Underground trains, cars and locomotive combined, were simply referred to as motors and the drivers called motormen. They looked like something between an amusement park train and a miniature freight train. They were fairly low profile and ran on narrow-gauge track. Attached to the locomotive were any number of ore cars capable of holding at least a ton of ore each.

Because there was no place for the train to turn around, the cars always went into the mine first, followed by the motor. What made running one of these trains difficult was that half the time the motorman couldn’t see where he was going. The poor visibility made it extremely difficult for the motorman to see people or debris on the track ahead of the cars.

Debris was a constant hazard, mostly due to falling rock, but sometimes from supplies left on the track by inexperienced laborers. As a result, derailed cars were a problem but something a good motorman could quickly remedy.

You might think that a motor with ten or more ore cars attached would make a lot of noise rolling down the track and would be easily heard. That wasn’t the case, though. With all the other ambient noise in a mine, a rolling motor was just peripheral sound that could easily be missed. Lights were therefore used in safety systems designed to keep workers from being run over by motors.

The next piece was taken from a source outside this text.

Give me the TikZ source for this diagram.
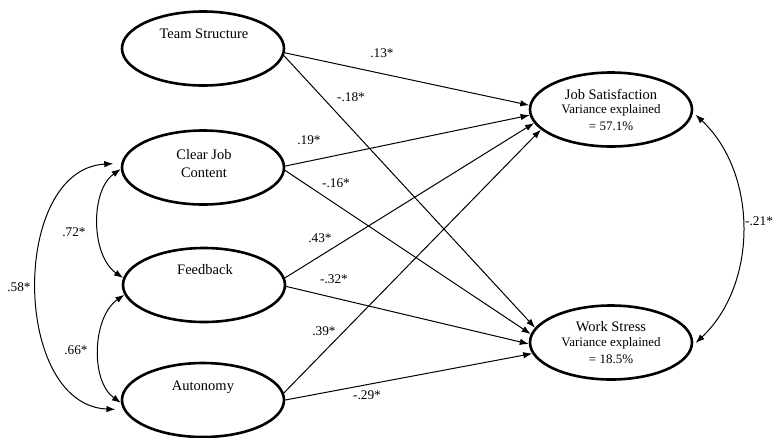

As a motor travels in reverse out of the station and into the mine through tunnels, called drifts, the motorman would come upon a series of lanyards hanging from the back at various intervals. Each time the motor passed under a lanyard, he was supposed pull it, setting off a series of lights flashing along the drift ahead warning anyone on the track that a motor was coming and to move quickly out of the way. Not a bad idea, but the flaws in that system were that bulbs did burn out and did not get replaced, and motormen in a hurry sometimes failed to pull the warning light lanyards.